Just as our project, Community Faces, made me a more open-minded person, it also made the world a better place by explaining to people who these immigrants are. Now our leaders know that each person has a story to share. I interviewed Nancy from Paris, France. Before meeting her, I thought Nancy was going to have a heavy French accent. But I was surprised when she spoke perfect English. I was also shocked to learn that when people thought she was a U.S. citizen because she looked white and sounded American, they felt they could talk negatively about immigrants. They also thought that her son was adopted because he had darker skin than her's, which was incredibly hurtful to her. Hearing Nancy's story made me realize that immigration is something people do. It's not all of who they are.
I think that students at other schools and adults in the United States should reach out to learn about other people in their communities because it is important not judge someone before you meet them. The word immigrant is a label, not a person. Sit down and talk to this person you call an immigrant; you might learn something about yourself as well as them.
'Teach the World to Love': Ayanna's Story
I practiced my speech over and over again, maybe 20 times in the one-hour car ride driving to the Connecticut Immigration Day celebration at the State Capitol. It was terrifying walking into the gigantic room with gold everywhere. Before giving my speech, I thought back to when I interviewed Luqman. I fought back tears as Luqman shared his story about living in Ghana. One thing that I learned from Luqman's story was that you shouldn't make stereotypes about people because your assumptions usually are not correct. If we keep working hard to share the human story of immigration, we can keep teaching the whole world to love and respect each other. At the Capitol, people really were captivated by our work. They even had stereotypes of what sixth graders could create. I was overjoyed to break those stereotypes by showing that sixth graders can and did do it. Our work makes a better world for the community because now immigrants can share their story and not have to be afraid. This project gave a voice to those who didn't know how to use it yet. If we can help change negative stereotypes as sixth graders, adults can do it too--if they're willing to work hard like us.

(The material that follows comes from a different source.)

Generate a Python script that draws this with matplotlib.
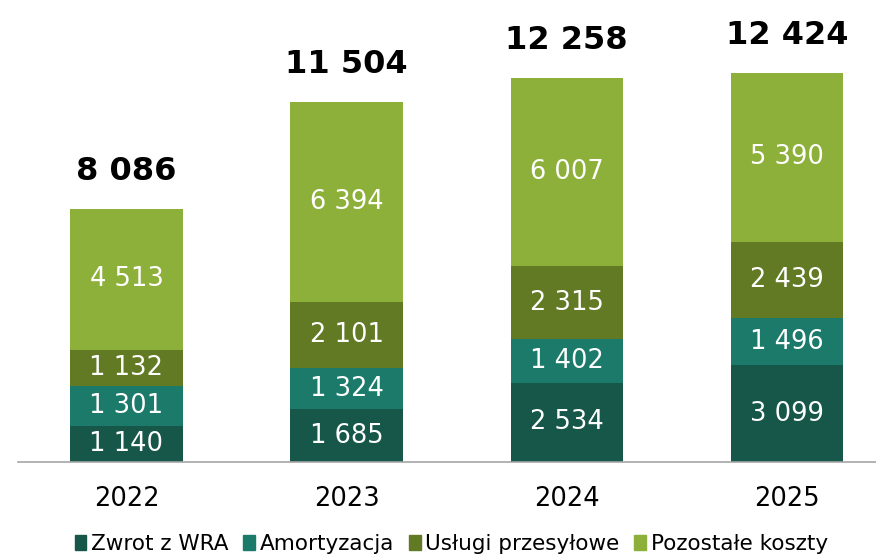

We Learn Deeply Together: Our Story
Through this project, we have all come to realize that getting smart to do good matters in our lives and in the lives of others. Before beginning our learning and teaching, we wanted to see if describing the human experience of immigration could help break the stereotypes we saw in our community. We had no idea what the outcome would be.
When we finished, we looked around and realized how influential our work has been in the lives of others. Our immigrant friends had been scared to share their stories even with a group of five sixth-graders. But in the end they became confident and inspired to tell their stories. And people listened! That started other conversations about human experiences of immigration with politicians, lawmakers, and other community members. People listened to them too. Newspapers, radio shows, television stations, and other community partners helped spread the word about our project.
And our impact is still continuing, even in this blog! This domino effect has truly opened all of our eyes to the power of community. Identifying a community problem, getting educated (by learning and listening), working tirelessly, and becoming active to solve the problem inspires others to do the same. It's as simple, and as hard, as that.